:: Material ::
* * *

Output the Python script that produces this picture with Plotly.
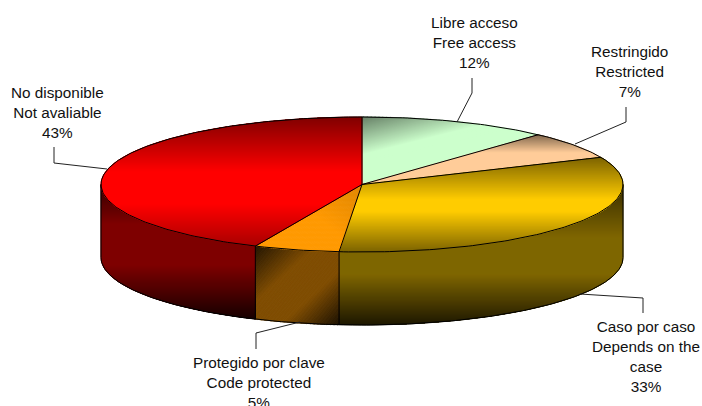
import plotly.graph_objects as go
import numpy as np

# Data
labels_es = ["Libre acceso", "Restringido", "Caso por caso", "Protegido por clave", "No disponible"]
labels_en = ["Free access", "Restricted", "Depends on the<br>case", "Code protected", "Not avaliable"]
values = [11.8, 6.6, 33.0, 5.3, 43.3]
colors = [(204, 255, 204), (255, 204, 153), (255, 204, 0), (255, 153, 0), (255, 0, 0)]

# label centres and leader lines, in page pixels
label_x = [474, 629, 646, 259, 57]
label_y = [42.5, 71, 356.5, 382, 112]
leaders = [
    [(457, 122), (472, 93), (472, 78)],
    [(575, 144), (626, 122), (626, 107)],
    [(580, 294), (643, 298), (643, 313)],
    [(300, 322), (256, 333), (256, 349)],
    [(107, 169), (54, 163), (54, 147)],
]

# pie geometry
cx, cy = 362, 184.5
rx, ry = 261, 67.5
depth = 73

# shading: gradient direction (a, b), then positions along it and brightness there
top_dir = [(0.25, 1), (0, 1), (0, 1), (0.5, -0.6), (0, 1)]
top_pos = [[207.5, 245.5], [135, 153], [157, 200, 212, 253], [-10, 30, 70], [117, 172, 205, 247]]
top_val = [[0.5, 1.0], [0.5, 1.0], [0.48, 1.0, 1.0, 0.48], [1.0, 1.0, 0.88], [0.5, 1.0, 1.0, 0.66]]
side_dir = {2: (0, 1), 3: (0.714, 0.779), 4: (0, 1)}
side_pos = {2: [185, 238, 275, 325], 3: [376, 418, 454, 496], 4: [185, 225, 265, 318]}
side_val = {2: [0.22, 0.5, 0.5, 0.12], 3: [0.15, 0.5, 0.5, 0.1], 4: [0.2, 0.5, 0.5, 0.1]}

angles = np.concatenate([[0], np.cumsum(values)]) * 3.6


def rim(deg):
    t = np.radians(deg)
    return cx + rx * np.sin(t), cy - ry * np.cos(t)


def clip(poly, a, b, limit, keep_above):
    # one half-plane of a polygon, the points on the side a*x + b*y >= limit (or <=)
    out = []
    sign = 1 if keep_above else -1
    for p, q in zip(poly, poly[1:] + poly[:1]):
        dp = sign * (a * p[0] + b * p[1] - limit)
        dq = sign * (a * q[0] + b * q[1] - limit)
        if dp >= 0:
            out.append(p)
        if dp * dq < 0:
            s = dp / (dp - dq)
            out.append((p[0] + s * (q[0] - p[0]), p[1] + s * (q[1] - p[1])))
    return out


fig = go.Figure()


def add_gradient(poly, direction, pos, val, rgb):
    # draw the polygon as 1px bands along the gradient direction
    a, b = direction
    us = [a * p[0] + b * p[1] for p in poly]
    for u in np.arange(np.floor(min(us)), max(us) + 1, 1.0):
        band = clip(clip(poly, a, b, u, True), a, b, u + 1, False)
        if len(band) < 3:
            continue
        shade = np.interp(u + 0.5, pos, val)
        col = "rgb(%d,%d,%d)" % tuple(int(c * shade) for c in rgb)
        xs = [p[0] for p in band] + [band[0][0]]
        ys = [p[1] for p in band] + [band[0][1]]
        # the stroke overlaps the next band, otherwise white shows through the seams
        fig.add_trace(go.Scatter(x=xs, y=ys, mode="lines", fill="toself", fillcolor=col,
                                 line=dict(color=col, width=1, simplify=False),
                                 hoverinfo="skip", showlegend=False))


# side walls, only the front half is visible
for i in range(len(values)):
    a0, a1 = max(angles[i], 90), min(angles[i + 1], 270)
    if a1 <= a0:
        continue
    th = np.linspace(a0, a1, int(a1 - a0) + 2)
    upper = [rim(t) for t in th]
    lower = [(x, y + depth) for x, y in upper][::-1]
    add_gradient(upper + lower, side_dir[i], side_pos[i], side_val[i], colors[i])

# top face
for i in range(len(values)):
    th = np.linspace(angles[i], angles[i + 1], int(angles[i + 1] - angles[i]) + 2)
    poly = [(cx, cy)] + [rim(t) for t in th]
    add_gradient(poly, top_dir[i], top_pos[i], top_val[i], colors[i])

# outlines
ox, oy = [], []
for t in np.linspace(0, 360, 361):
    x, y = rim(t)
    ox.append(x)
    oy.append(y)
ox.append(None)
oy.append(None)
for t in np.linspace(90, 270, 181):
    x, y = rim(t)
    ox.append(x)
    oy.append(y + depth)
ox.append(None)
oy.append(None)
for a in list(angles[:-1]):
    x, y = rim(a)
    ox += [cx, x, None]
    oy += [cy, y, None]
for a in [90, 270] + [a for a in angles[:-1] if 90 < a < 270]:
    x, y = rim(a)
    ox += [x, x, None]
    oy += [y, y + depth, None]
fig.add_trace(go.Scatter(x=ox, y=oy, mode="lines", line=dict(color="black", width=1),
                         hoverinfo="skip", showlegend=False))

# leader lines
for pts in leaders:
    fig.add_trace(go.Scatter(x=[p[0] for p in pts], y=[p[1] for p in pts], mode="lines",
                             line=dict(color="#222222", width=1),
                             hoverinfo="skip", showlegend=False))

for es, en, v, lx, ly in zip(labels_es, labels_en, values, label_x, label_y):
    fig.add_annotation(x=lx, y=ly, xref="x", yref="y", xanchor="center", yanchor="middle",
                       text=f"{es}<br>{en}<br>{round(v)}%", showarrow=False, align="center",
                       font=dict(family="Liberation Sans", size=15.3, color="#111111"))

fig.update_layout(
    width=702, height=406,
    margin=dict(l=0, r=0, t=0, b=0),
    paper_bgcolor="white", plot_bgcolor="white",
    xaxis=dict(range=[0, 702], visible=False, fixedrange=True),
    yaxis=dict(range=[406, 0], visible=False, fixedrange=True),
    showlegend=False,
)

# the page's default body margin would push the chart 8px off
fig.write_html("out.html", config=dict(displayModeBar=False),
               post_script="document.body.style.margin='0';document.body.style.overflow='hidden';")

* * *

:: Set exercise ::
Return each line from the material above exactly, but not the pictures.

:: Worked answer ::
Output the Python script that produces this picture with Plotly.
import plotly.graph_objects as go
import numpy as np

# Data
labels_es = ["Libre acceso", "Restringido", "Caso por caso", "Protegido por clave", "No disponible"]
labels_en = ["Free access", "Restricted", "Depends on the<br>case", "Code protected", "Not avaliable"]
values = [11.8, 6.6, 33.0, 5.3, 43.3]
colors = [(204, 255, 204), (255, 204, 153), (255, 204, 0), (255, 153, 0), (255, 0, 0)]

# label centres and leader lines, in page pixels
label_x = [474, 629, 646, 259, 57]
label_y = [42.5, 71, 356.5, 382, 112]
leaders = [
    [(457, 122), (472, 93), (472, 78)],
    [(575, 144), (626, 122), (626, 107)],
    [(580, 294), (643, 298), (643, 313)],
    [(300, 322), (256, 333), (256, 349)],
    [(107, 169), (54, 163), (54, 147)],
]

# pie geometry
cx, cy = 362, 184.5
rx, ry = 261, 67.5
depth = 73

# shading: gradient direction (a, b), then positions along it and brightness there
top_dir = [(0.25, 1), (0, 1), (0, 1), (0.5, -0.6), (0, 1)]
top_pos = [[207.5, 245.5], [135, 153], [157, 200, 212, 253], [-10, 30, 70], [117, 172, 205, 247]]
top_val = [[0.5, 1.0], [0.5, 1.0], [0.48, 1.0, 1.0, 0.48], [1.0, 1.0, 0.88], [0.5, 1.0, 1.0, 0.66]]
side_dir = {2: (0, 1), 3: (0.714, 0.779), 4: (0, 1)}
side_pos = {2: [185, 238, 275, 325], 3: [376, 418, 454, 496], 4: [185, 225, 265, 318]}
side_val = {2: [0.22, 0.5, 0.5, 0.12], 3: [0.15, 0.5, 0.5, 0.1], 4: [0.2, 0.5, 0.5, 0.1]}

angles = np.concatenate([[0], np.cumsum(values)]) * 3.6


def rim(deg):
    t = np.radians(deg)
    return cx + rx * np.sin(t), cy - ry * np.cos(t)


def clip(poly, a, b, limit, keep_above):
    # one half-plane of a polygon, the points on the side a*x + b*y >= limit (or <=)
    out = []
    sign = 1 if keep_above else -1
    for p, q in zip(poly, poly[1:] + poly[:1]):
        dp = sign * (a * p[0] + b * p[1] - limit)
        dq = sign * (a * q[0] + b * q[1] - limit)
        if dp >= 0:
            out.append(p)
        if dp * dq < 0:
            s = dp / (dp - dq)
            out.append((p[0] + s * (q[0] - p[0]), p[1] + s * (q[1] - p[1])))
    return out


fig = go.Figure()


def add_gradient(poly, direction, pos, val, rgb):
    # draw the polygon as 1px bands along the gradient direction
    a, b = direction
    us = [a * p[0] + b * p[1] for p in poly]
    for u in np.arange(np.floor(min(us)), max(us) + 1, 1.0):
        band = clip(clip(poly, a, b, u, True), a, b, u + 1, False)
        if len(band) < 3:
            continue
        shade = np.interp(u + 0.5, pos, val)
        col = "rgb(%d,%d,%d)" % tuple(int(c * shade) for c in rgb)
        xs = [p[0] for p in band] + [band[0][0]]
        ys = [p[1] for p in band] + [band[0][1]]
        # the stroke overlaps the next band, otherwise white shows through the seams
        fig.add_trace(go.Scatter(x=xs, y=ys, mode="lines", fill="toself", fillcolor=col,
                                 line=dict(color=col, width=1, simplify=False),
                                 hoverinfo="skip", showlegend=False))


# side walls, only the front half is visible
for i in range(len(values)):
    a0, a1 = max(angles[i], 90), min(angles[i + 1], 270)
    if a1 <= a0:
        continue
    th = np.linspace(a0, a1, int(a1 - a0) + 2)
    upper = [rim(t) for t in th]
    lower = [(x, y + depth) for x, y in upper][::-1]
    add_gradient(upper + lower, side_dir[i], side_pos[i], side_val[i], colors[i])

# top face
for i in range(len(values)):
    th = np.linspace(angles[i], angles[i + 1], int(angles[i + 1] - angles[i]) + 2)
    poly = [(cx, cy)] + [rim(t) for t in th]
    add_gradient(poly, top_dir[i], top_pos[i], top_val[i], colors[i])

# outlines
ox, oy = [], []
for t in np.linspace(0, 360, 361):
    x, y = rim(t)
    ox.append(x)
    oy.append(y)
ox.append(None)
oy.append(None)
for t in np.linspace(90, 270, 181):
    x, y = rim(t)
    ox.append(x)
    oy.append(y + depth)
ox.append(None)
oy.append(None)
for a in list(angles[:-1]):
    x, y = rim(a)
    ox += [cx, x, None]
    oy += [cy, y, None]
for a in [90, 270] + [a for a in angles[:-1] if 90 < a < 270]:
    x, y = rim(a)
    ox += [x, x, None]
    oy += [y, y + depth, None]
fig.add_trace(go.Scatter(x=ox, y=oy, mode="lines", line=dict(color="black", width=1),
                         hoverinfo="skip", showlegend=False))

# leader lines
for pts in leaders:
    fig.add_trace(go.Scatter(x=[p[0] for p in pts], y=[p[1] for p in pts], mode="lines",
                             line=dict(color="#222222", width=1),
                             hoverinfo="skip", showlegend=False))

for es, en, v, lx, ly in zip(labels_es, labels_en, values, label_x, label_y):
    fig.add_annotation(x=lx, y=ly, xref="x", yref="y", xanchor="center", yanchor="middle",
                       text=f"{es}<br>{en}<br>{round(v)}%", showarrow=False, align="center",
                       font=dict(family="Liberation Sans", size=15.3, color="#111111"))

fig.update_layout(
    width=702, height=406,
    margin=dict(l=0, r=0, t=0, b=0),
    paper_bgcolor="white", plot_bgcolor="white",
    xaxis=dict(range=[0, 702], visible=False, fixedrange=True),
    yaxis=dict(range=[406, 0], visible=False, fixedrange=True),
    showlegend=False,
)

# the page's default body margin would push the chart 8px off
fig.write_html("out.html", config=dict(displayModeBar=False),
               post_script="document.body.style.margin='0';document.body.style.overflow='hidden';")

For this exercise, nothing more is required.